Unlike the older phase of Mohali’s commercial expansion, newer developments now appear designed around integrated urban movement rather than isolated sector markets.
This shift is particularly visible across the Airport Road belt.
A corridor that once functioned largely as a transit route toward the international airport is now steadily evolving into one of Mohali’s most commercially active urban stretches. Evening movement across Airport Road today reflects a level of economic activity rarely associated with the area a few years ago.
The rise of Aerocity has played a major role in this transformation.
According to GMADA, Aerocity and Aerotropolis together represent one of Punjab’s largest planned urban-commercial expansion zones near the international airport. Commercial auctions, mixed-use developments and infrastructure expansion across these sectors have accelerated significantly in recent years.
In 2025, GMADA continued major infrastructure works worth nearly ₹509 crore across the Aerotropolis region, including roads, drainage systems, utility infrastructure and urban corridor development aimed at supporting long-term commercial and residential growth.
This expanding infrastructure network has directly contributed to rising commercial movement across southern Mohali.
Another major difference after 2022 has been the increasing visibility of Mohali’s evening economy.
Earlier, commercial movement across several parts of the city slowed significantly after business hours, with residents often travelling toward Chandigarh for dining and entertainment.

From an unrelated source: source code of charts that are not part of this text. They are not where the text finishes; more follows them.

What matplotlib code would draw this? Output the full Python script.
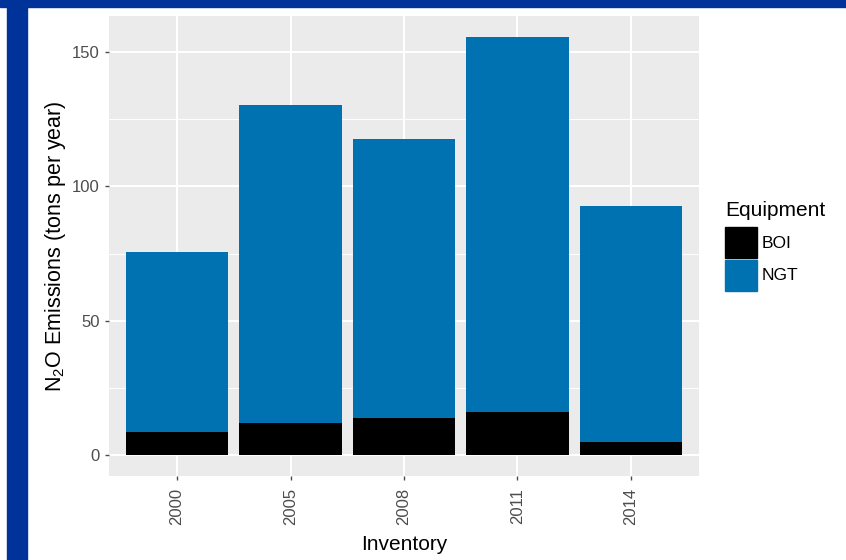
import numpy as np
import matplotlib
matplotlib.use('Agg')
import matplotlib.pyplot as plt
from matplotlib.patches import Rectangle

# data
inventory = ['2000', '2005', '2008', '2011', '2014']
boi = [8.7, 11.8, 13.8, 16.0, 4.9]
total = [75.4, 130.2, 117.5, 155.6, 92.5]
ngt = [t - b for t, b in zip(total, boi)]
y_ticks = [0, 50, 100, 150]
y_minor = [25, 75, 125]

BOI_COLOR = '#000000'
NGT_COLOR = '#0072B2'
PANEL = '#EBEBEB'
TICK_GREY = '#4D4D4D'
BORDER = '#003399'

plt.rcParams['font.family'] = ['Liberation Sans', 'DejaVu Sans']
plt.rcParams['mathtext.default'] = 'regular'

W, H = 846, 560
fig = plt.figure(figsize=(W / 100, H / 100), dpi=100)
fig.patch.set_facecolor('white')

# slide border (top bar and left column)
fig.patches.append(Rectangle((0, 1 - 7 / H), 1, 7 / H, transform=fig.transFigure,
                             color=BORDER, zorder=0))
fig.patches.append(Rectangle((7 / W, 0), 20 / W, 1, transform=fig.transFigure,
                             color=BORDER, zorder=0))

left, right, top, bottom = 109, 699, 16, 476
ax = fig.add_axes([left / W, 1 - bottom / H, (right - left) / W, (bottom - top) / H])
ax.set_facecolor(PANEL)

x = np.arange(len(inventory))
ax.bar(x, boi, width=0.9, color=BOI_COLOR, zorder=3)
ax.bar(x, ngt, width=0.9, bottom=boi, color=NGT_COLOR, zorder=3)

ymax = max(total)
ax.set_ylim(-0.05 * ymax, 1.05 * ymax)
ax.set_xlim(-0.6, len(inventory) - 0.4)

ax.set_xticks(x)
ax.set_xticklabels(inventory, rotation=90)
ax.set_yticks(y_ticks)
ax.set_yticks(y_minor, minor=True)
ax.grid(True, which='major', color='white', linewidth=1.5, zorder=1)
ax.grid(True, which='minor', axis='y', color='white', linewidth=0.7, zorder=1)
ax.set_axisbelow(True)
for s in ax.spines.values():
    s.set_visible(False)
ax.tick_params(axis='both', which='major', colors=TICK_GREY, labelcolor=TICK_GREY,
               labelsize=12, length=3, width=1, pad=3.5)
ax.tick_params(axis='x', which='major', pad=5.5)
ax.tick_params(axis='y', which='minor', length=0)

ax.set_xlabel('Inventory', fontsize=15, color='black', labelpad=7)
ax.set_ylabel('N$_2$O Emissions (tons per year)', fontsize=15.5, color='black', labelpad=3)

# legend drawn by hand, ggplot style
fig.text(725 / W, 1 - 211 / H, 'Equipment', fontsize=15, va='center', ha='left')
for i, (name, col) in enumerate([('BOI', BOI_COLOR), ('NGT', NGT_COLOR)]):
    y0 = 227 + i * 33
    fig.patches.append(Rectangle((725 / W, 1 - (y0 + 31) / H), 32 / W, 31 / H,
                                 transform=fig.transFigure, color=col))
    fig.text(762 / W, 1 - (y0 + 16) / H, name, fontsize=12.5, va='center', ha='left')

fig.savefig('out.png', dpi=100)
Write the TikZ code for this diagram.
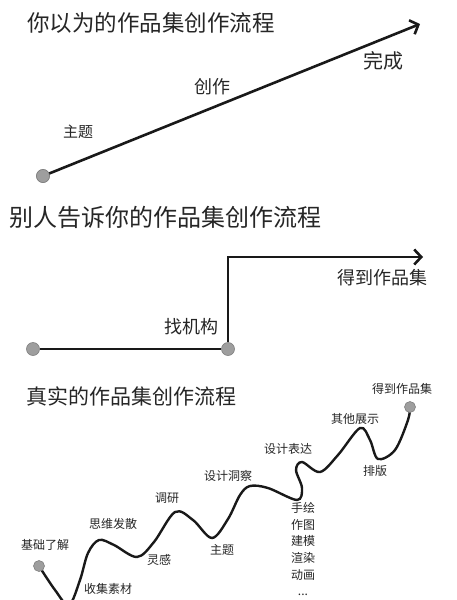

Today, newer commercial belts across:
- Airport Road,
- Sector 79,
- Sector 80,
- Aerocity,
- JLPL region,
- and PR-road corridors
remain active late into the evening, reflecting changing consumer patterns and growing urban confidence within Mohali itself.
Commercial real estate movement has also intensified.
Demand for SCO plots, retail spaces and mixed-use commercial properties across emerging corridors has increased steadily as Mohali’s urban footprint expands beyond its traditional sectors.
Large-scale residential growth in Aerocity, IT City and adjoining sectors has further accelerated local commercial demand, reducing the city’s earlier dependence on Chandigarh-centric markets.
Compared to the 2007–2022 phase, Mohali today feels commercially more distributed, more active and far more self-sustaining.
The city no longer revolves around a handful of established markets alone.
Instead, multiple urban corridors are simultaneously emerging as centres of retail activity, food culture, office movement and lifestyle-oriented commerce.
Perhaps the biggest change is not only economic — but psychological.
For years, Mohali was often viewed as an extension of Chandigarh’s economy.
Today, the city increasingly appears to be developing its own commercial identity.
From expanding SCO belts and growing café culture to integrated urban corridors and rising business activity, Mohali’s commercial landscape is no longer growing quietly in the background.
It is becoming one of the clearest visible signs of the city’s changing urban character.